Getting publicity for an issue you are passionate about can be tough. One reason is because you’re not alone in wanting a share of the limelight. Take for example the staggering 800 plus special days or ‘awareness weeks’ already planned for 2014. From ‘National Compliment Day’ in January to ‘Orangutan Awareness Week’ in November, there are light-hearted and serious causes vying for attention nearly every day of the year.
So how do you get your campaign noticed? It may be tempting to think there’s a bullet-proof formula to campaigning success, but in reality, a little bit of luck and good timing often have a hand in why one issue makes the evening national news and another sinks without a trace. A journalist who loved your idea last week, ditches it at the last minute this week because a bigger, story has just arrived. Infuriating certainly, but sometimes, that’s just the way it is.

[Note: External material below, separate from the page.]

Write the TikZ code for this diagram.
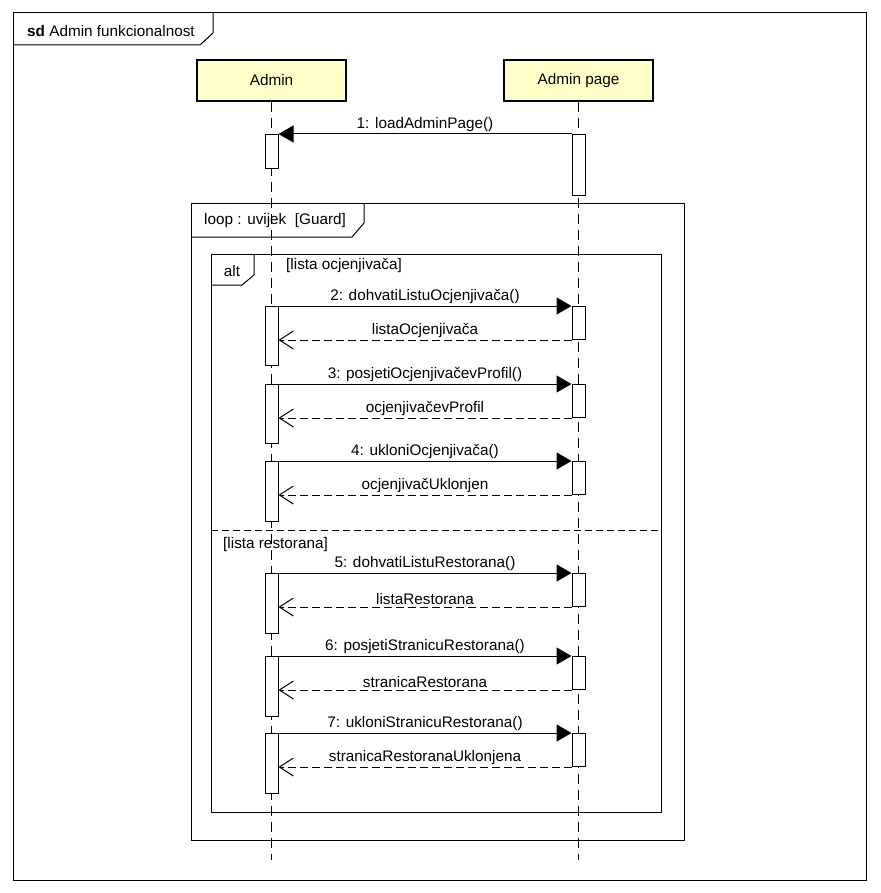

There are some basic ingredients however that will help you gain traction for your cause. Not everyone can have the unfolding drama of Greenpeace’s #SaveTheArctic30 campaign, ensuring it hit the headlines and stayed there, but successful campaigns usually have three things in common:
Keeping going when campaign fatigue sets in is crucial. It can be difficult to keep the enthusiasm flowing when faced with setbacks, little new ‘news’ or disappointing results. Try getting an outsider’s view to give you a fresh perspective, study other campaigns and find out what worked for them. Most of all, stick with it.
PR is the persuasion business and the more hard evidence to support your cause you can present, the more powerful your argument will be. One of Third Rock’s clients, Friends of Glass regularly uses consumer research to help its campaign to keep glass packaging on the shelves. The media loves to use facts and figures, so sharing stats such as 74% of European consumers prefer glass packaging, provides them with robust third party information they can use.
Many campaigns that manage to hit the headlines have the benefit of a famous face or two, which can help grab media attention – think Hugh Fearnley-Whittingstall’s involvement with Fish Fight. Some campaigns are even lucky enough to have this support for free, though often it’s funded. Either way, a genuine concern or link to your cause by the celebrity is a must for credibility.